38 U.S.C. § 1677 defines the method of computation for the benefit defined in § 1681. The veteran in a flight training course is entitled to a 90% reimbursement for the cost of the course. § 1677 also states, however, that the veteran is receiving an "educational assistance allowance." This is exactly the same language used to define the benefits received by veterans under § 1681.

The Commissioner's holding in Rev.Rul. 80-173 applies only to "reimbursement payments made under 38 U.S.C. section 1677." In other words, the ruling that the receipt of the benefits precludes a business or education deduction applies only to veterans in flight training courses. The Commissioner justified this ruling by stating that benefits paid under § 1681, unlike benefits paid under § 1677, "are not ... payments determined by reference to amounts actually expended for tuition and fees, but rather are in the nature of a living stipend determined without regard to amounts expended." Rev.Rul. 80-173. This argument presupposes two different kinds of benefits, one made under § 1681 and one under § 1677 and that the benefit under § 1677 is only for tuitions and fees while the benefit under § 1681 is "in the nature of a living stipend." This is also the construction of the statutes that the defendant wants this court to adopt.

38 U.S.C. § 1681(a) is the section that defines the entitlement that the veterans receive. § 1677 merely states how that benefit is to be computed. § 1677 specifically states that veterans taking flight training courses are receiving an "educational assistance allowance" which is the exact language of § 1681. In fact, § 1681, itself, contains a provision concerning flight training courses. This court finds that the statutes set up a system whereby all veterans receive the same "educational assistance allowance" even though the method of computation may vary depending on the length and nature of the particular education program. The different methods of computation, however, do not warrant the conclusion that one benefit is in the nature of a living stipend while the other one relates only to tuition and fees. The manner in which a benefit is computed is simply irrelevant to the definition given to that benefit. Chapter 34 defines all "educational assistance allowance" benefits in the same statutory provision, 38 U.S.C. § 1681(a). It is inconceivable that Congress intended that veterans in flight training courses be reimbursed only for tuition and fees while veterans in other courses be reimbursed through a living stipend. Rather, the different methods of computation for the benefits were set up probably because of the varying lengths and costs of the educational programs. In addition, 38 U.S.C. § 1682(b)2 contains almost identical language to that contained in § 1677, yet veterans receiving benefits under § 1682(b)2 are not covered by Rev. Rul. 80-173. This omission negates any argument by the defendant that the distinction between § 1677 benefits and all other *511 benefits rests on the fact that the number of dependents is relevant to § 1682 benefits but not § 1677 benefits. In sum, Revenue Ruling 80-103's distinction between the nature of the benefit received by veterans in flight training programs and all other veterans is simply not borne out by the language of the statute and creates an arbitrary distinction between two sets of similarly situated taxpayers without any rational basis.[4]

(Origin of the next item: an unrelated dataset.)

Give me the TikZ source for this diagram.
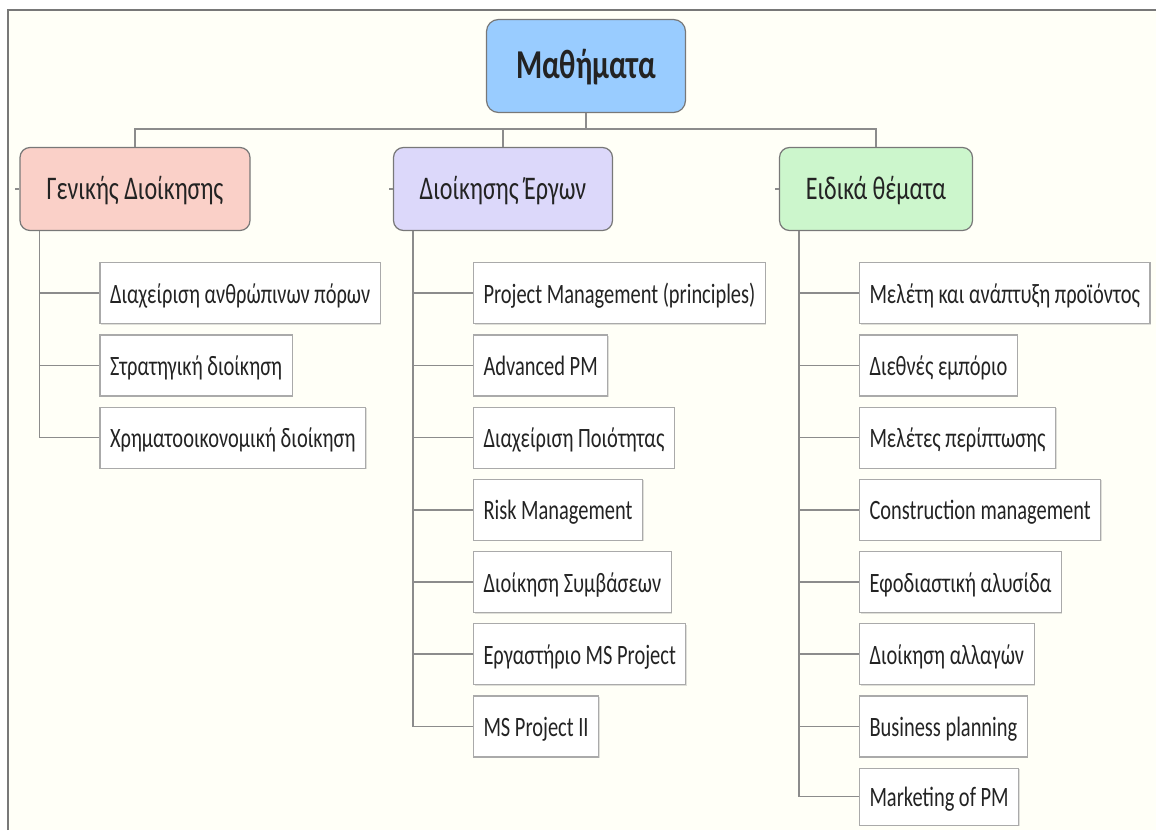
\documentclass[tikz,border=0pt]{standalone}
\usepackage{fontspec}
\setmainfont[FakeStretch=0.73]{Carlito}
\usepackage{xcolor}
\usepackage{tikz}
\usetikzlibrary{positioning, calc, shadows}
\definecolor{rootblue}{RGB}{153,204,255}
\definecolor{genpink}{RGB}{250,208,200}
\definecolor{projlilac}{RGB}{220,216,250}
\definecolor{specgreen}{RGB}{204,246,204}
\definecolor{paper}{RGB}{255,255,247}
\definecolor{linegray}{RGB}{140,140,140}
\definecolor{edgegray}{RGB}{120,120,120}
\definecolor{boxgray}{RGB}{170,170,170}
\definecolor{inkgray}{RGB}{35,35,35}
\tikzset{
  root/.style={rectangle, draw=edgegray, fill=rootblue, line width=1.2pt, rounded corners=12pt,
    minimum width=199pt, minimum height=93pt, text height=34pt, text depth=10pt,
    font=\fontsize{41}{48}\selectfont\bfseries, text=inkgray},
  hdr/.style={rectangle, draw=edgegray, line width=1.2pt, rounded corners=10pt,
    minimum height=83pt, text height=28pt, text depth=8pt,
    font=\fontsize{33}{40}\selectfont, text=inkgray},
  item/.style={rectangle, draw=boxgray, fill=white, line width=1.2pt,
    minimum height=61pt, inner xsep=10pt, text height=23pt, text depth=3pt,
    font=\fontsize{28}{34}\selectfont, text=inkgray,
    drop shadow={shadow xshift=1pt, shadow yshift=-1pt, opacity=0.25}},
  link/.style={draw=linegray, line width=1.5pt},
  frame/.style={draw=edgegray, line width=1.5pt}
}

\begin{document}
\begin{tikzpicture}
  \useasboundingbox (0,0) rectangle (1156pt,-830pt);
  \fill[white] (0,0) rectangle (1156pt,-830pt);
  \fill[paper] (8pt,-10pt) rectangle (1156pt,-830pt);
  \draw[frame] (8pt,-830pt) -- (8pt,-10pt) -- (1156pt,-10pt);

  % top level
  \node[root] (root) at (586pt,-66pt) {Μαθήματα};
  \node[hdr, fill=genpink, minimum width=230pt] (gen) at (135pt,-189pt) {Γενικής Διοίκησης};
  \node[hdr, fill=projlilac, minimum width=219pt] (proj) at (503pt,-189pt) {Διοίκησης Έργων};
  \node[hdr, fill=specgreen, minimum width=193pt] (spec) at (876pt,-189pt) {Ειδικά θέματα};

  % Γενικής Διοίκησης
  \node[item, below right=31pt and 80pt of gen.south west] (g1) {Διαχείριση ανθρώπινων πόρων};
  \node[item, below right=10pt and 0pt of g1.south west] (g2) {Στρατηγική διοίκηση};
  \node[item, below right=10pt and 0pt of g2.south west] (g3) {Χρηματοοικονομική διοίκηση};

  % Διοίκησης Έργων
  \node[item, below right=31pt and 80pt of proj.south west] (p1) {Project Management (principles)};
  \node[item, below right=10pt and 0pt of p1.south west] (p2) {Advanced PM};
  \node[item, below right=10pt and 0pt of p2.south west] (p3) {Διαχείριση Ποιότητας};
  \node[item, below right=10pt and 0pt of p3.south west] (p4) {Risk Management};
  \node[item, below right=10pt and 0pt of p4.south west] (p5) {Διοίκηση Συμβάσεων};
  \node[item, below right=10pt and 0pt of p5.south west] (p6) {Εργαστήριο MS Project};
  \node[item, below right=10pt and 0pt of p6.south west] (p7) {MS Project II};

  % Ειδικά θέματα
  \node[item, below right=31pt and 80pt of spec.south west] (s1) {Μελέτη και ανάπτυξη προϊόντος};
  \node[item, below right=10pt and 0pt of s1.south west] (s2) {Διεθνές εμπόριο};
  \node[item, below right=10pt and 0pt of s2.south west] (s3) {Μελέτες περίπτωσης};
  \node[item, below right=10pt and 0pt of s3.south west] (s4) {Construction management};
  \node[item, below right=10pt and 0pt of s4.south west] (s5) {Εφοδιαστική αλυσίδα};
  \node[item, below right=10pt and 0pt of s5.south west] (s6) {Διοίκηση αλλαγών};
  \node[item, below right=10pt and 0pt of s6.south west] (s7) {Business planning};
  \node[item, minimum height=57pt, below right=10pt and 0pt of s7.south west] (s8) {Marketing of PM};

  % bus from the root
  \coordinate (bus) at ($(root.south)+(0,-16pt)$);
  \draw[link] (root.south) -- (bus);
  \draw[link] (gen.north) |- (bus) -| (spec.north);
  \draw[link] (proj.north) -- (proj.north |- bus);
  \draw[link] (gen.west) -- ++(-4pt,0);
  \draw[link] (proj.west) -- ++(-4pt,0);
  \draw[link] (spec.west) -- ++(-4pt,0);

  % spines
  \coordinate (gsp) at ($(gen.south west)+(20pt,0)$);
  \coordinate (psp) at ($(proj.south west)+(20pt,0)$);
  \coordinate (ssp) at ($(spec.south west)+(20pt,0)$);
  \draw[link] (gsp) |- (g3.west);
  \draw[link] (psp) |- (p7.west);
  \draw[link] (ssp) |- (s8.west);
  \foreach \n in {g1,g2} \draw[link] (gsp |- \n.west) -- (\n.west);
  \foreach \n in {p1,p2,p3,p4,p5,p6} \draw[link] (psp |- \n.west) -- (\n.west);
  \foreach \n in {s1,s2,s3,s4,s5,s6,s7} \draw[link] (ssp |- \n.west) -- (\n.west);
\end{tikzpicture}
\end{document}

The Commissioner may abuse his discretion in making a ruling retroactive when he makes an "unreasonable and arbitrary classification." Dixon v. United States, 381 U.S. 68, 85 S. Ct. 1301, 14 L. Ed. 2d 223 (1965). The only basis articulated by the defendant for the distinction in the present case is that the § 1677 benefits are related only to tuition and fees while the § 1681 benefits are in the nature of a living stipend. In light of the statutory language, however, this distinction is erroneous. All of the payments under Chapter 34 are identical in purpose. See 38 U.S.C. § 1651. They are all defined the same way in 38 U.S.C. § 1681. There is simply no language in the statute to indicate that Congress was setting up two different kinds of benefits.[5] This court finds that Rev.Rul. 80-173 creates an arbitrary classification devoid of any rational basis and thus the Commissioner has abused its discretion under I.R.C. § 7805(b). The only remaining issue is whether or not the plaintiff's flight training course did maintain and improve the skills required in his trade or business under I.R.C. § 162. Accordingly, the defendant's motion for summary judgment is DENIED. The plaintiff's motion for partial judgment is GRANTED.


[1] The defendant concedes that the flight training course taken by the taxpayer improved his skills as required by I.R.C. § 162 to allow the deduction only for purposes of the motion for summary judgment. Thus, the taxpayer's motion is for partial summary judgment only.

[2] The defendant claimed that the taxpayer was estopped from raising this argument because it was not raised in his refund claim. The court asked for additional briefs on this issue. After reviewing these briefs, it is clear to the court that the taxpayer is not estopped from raising this argument. In his refund claim, the taxpayer alleged that the service abused its discretion under I.R.C. § 7805(b). One of the factors that must be considered in determining whether there has been an abuse of discretion is whether the ruling constitutes a discriminatory application of the law. Thus, the ground relied upon by the taxpayer in this court was present in his refund claim and he is not estopped from relying on this argument.

[3] In Rev.Rul. 83-3 the service decided that veterans enrolled in courses other than flight training must reduce its deduction by one-half of each payment made under 38 U.S.C. § 1681. This ruling is prospective only.

[4] The Eighth Circuit Court of Appeals considered this same issue in Manocchio v. Commissioner, 83-2 U.S.T.C. para. 9478 and affirmed the Tax Court's holding denying another veteran's similar claim. In Manocchio, the court briefly discussed the issue of an arbitrary classification and decided that the nature of the benefits under § 1677 were different than those under § 1681. The court gave no reasons for its finding. This court after a detailed analysis of the statute, finds no language that dictates such a result. And, because of the similarity of language between the statutes, this court finds that the nature of the benefits is the same and that the classification is an arbitrary one.

[5] In 38 U.S.C. § 1787, Congress set up a "training assistance allowance" for veterans enrolled in apprenticeship programs. Subsection (c) states that the term "`training assistance allowance' shall have the same meaning as `educational assistance allowance' as set forth in Chapters 34 and 35...." This subsection is another indication that Congress was setting up a single entitlement benefit for all eligible veterans.